CONCEPT Cited by 1 source

C++ compilation model (pre-processing & transitive includes)¶

Definition¶

C++ compilation happens per translation unit (TU) — normally one .cpp file + everything it #includes, transitively. In the pre-processing step the compiler literally substitutes #include "foo.h" with the bytes of foo.h, which may itself contain #include "bar.h", and so on. The result is a single mega-file that is then parsed, template-instantiated, optimised, and compiled.

This has a load-bearing consequence for build performance:

C++ build times are roughly proportional to the number of bytes sent to the compiler after pre-processing. (Source: sources/2024-04-27-figma-speeding-up-c-build-times)
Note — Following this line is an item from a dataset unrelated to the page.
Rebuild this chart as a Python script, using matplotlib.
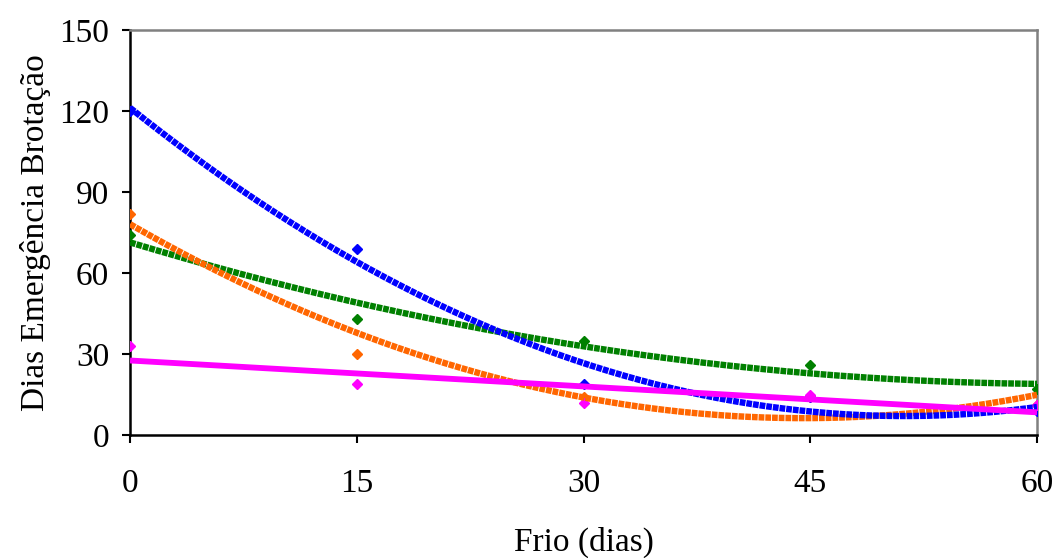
import numpy as np
import matplotlib.pyplot as plt

# Frio (dias) vs dias ate emergencia da brotacao
frio = [0, 15, 30, 45, 60]
azul = [120, 69, 19, 14, 9]
laranja = [82, 30, 14, 14, 11]
verde = [74, 43, 35, 26, 17]
rosa = [33, 19, 12, 15, 11]

# (valores, cor, grau da linha de tendencia, zorder)
series = [
    (verde, "#008000", 2, 3),
    (laranja, "#FF6600", 2, 4),
    (azul, "#0000FF", 2, 5),
    (rosa, "#FF00FF", 1, 6),
]

plt.rcParams["font.family"] = ["Liberation Serif", "DejaVu Serif"]

fig = plt.figure(figsize=(10.53, 5.58), dpi=100)
ax = fig.add_axes([0.1235, 0.2204, 0.8613, 0.7258])

xs = np.linspace(0, 60, 400)
for vals, cor, grau, z in series:
    ax.plot(frio, vals, ls="none", marker="D", ms=5.5, color=cor, zorder=z)
    coef = np.polyfit(frio, vals, grau)
    if grau == 1:
        ax.plot(xs, np.polyval(coef, xs), color=cor, lw=4.2, zorder=z + 4,
                solid_capstyle="butt")
    else:
        ax.plot(xs, np.polyval(coef, xs), color=cor, lw=4.6, zorder=z + 4,
                ls=(0, (0.9, 0.15)), dash_capstyle="butt")

ax.set_xlim(0, 60)
ax.set_ylim(0, 150)
ax.set_xticks([0, 15, 30, 45, 60])
ax.set_yticks([0, 30, 60, 90, 120, 150])
ax.tick_params(direction="out", length=6, width=1.5, labelsize=24)
ax.tick_params(axis="x", pad=18)
ax.tick_params(axis="y", pad=9)

for s in ["left", "bottom"]:
    ax.spines[s].set_linewidth(1.8)
    ax.spines[s].set_color("black")
for s in ["right", "top"]:
    ax.spines[s].set_linewidth(1.8)
    ax.spines[s].set_color("#808080")

ax.set_xlabel("Frio (dias)", fontsize=24, labelpad=20)
ax.set_ylabel("Dias Emergência Brotação", fontsize=24, labelpad=6)

fig.savefig("out.png", dpi=100)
If file C #includes B which #includes A, then compiling C processes all of A's bytes, even if C never directly names any symbol from A.

Why it's a scaling problem¶

Two independent failure modes both inflate post-pre-processing bytes:

Unnecessary includes. A header is listed in #include but the file uses nothing from it directly — included only because something it transitively pulled was used (or once was, and isn't now). Removing the direct include shrinks the TU's transitive closure.
Used-but-huge includes. A header is directly used, so it's a correct include, but including it drags in a megabyte-class transitive tree. Fix = concepts/forward-declaration or split the header so the using file can include only the part it needs.

These two modes require different tools — the first is static-analysis over AST + symbol tables (systems/include-what-you-use, systems/diwydu); the second is measurement over the include DAG (systems/includes-py).

Diagnostic signal: bytes/LOC ratio drift¶

Figma's symptom was build-time growth decoupling from code growth: +10% LOC / +50% build time in one year. Concretely, the ratio of compiler-seen bytes to added LOC was growing unboundedly — each new header file's transitive closure kept getting bigger. This is a canary for include-graph dependency bloat even before build times become a top pain point.

Why cache + faster hardware isn't enough¶

Figma's pre-rewrite mitigations:

M1 Max laptops — better serial compile throughput. Build times reverted to original pace within months as bytes kept climbing.
Ccache + remote caching — saves on re-compilation of unchanged TUs, but cold builds (or any TU where any transitive include changed) still process the full mega-file.
concepts/content-addressed-caching (Bazel remote cache) — same constraint: a TU whose inputs change pays the full bytes cost.

None of these attack the byte count itself. Reducing what the compiler has to process is strictly upstream of making it process faster or skipping it when possible.

concepts/forward-declaration — the lever for the "used but huge" include class.
concepts/build-graph — the broader DAG of actions; include graph is a sub-graph of the TU compile node's inputs.
patterns/ci-regression-budget-gate — measure compiled bytes per TU in CI, warn/block on regressions.
patterns/centralized-forward-declarations — Fwd.h-per-directory as a codebase convention.
systems/diwydu, systems/include-what-you-use — "unused include" tooling.
systems/includes-py — transitive-byte measurement tool.

Seen in¶

sources/2024-04-27-figma-speeding-up-c-build-times — canonical articulation of the bytes-proportional model; measured ratio drift as the diagnostic; 31% bytes / 25% build-time reduction from one-shot cleanup of the largest files.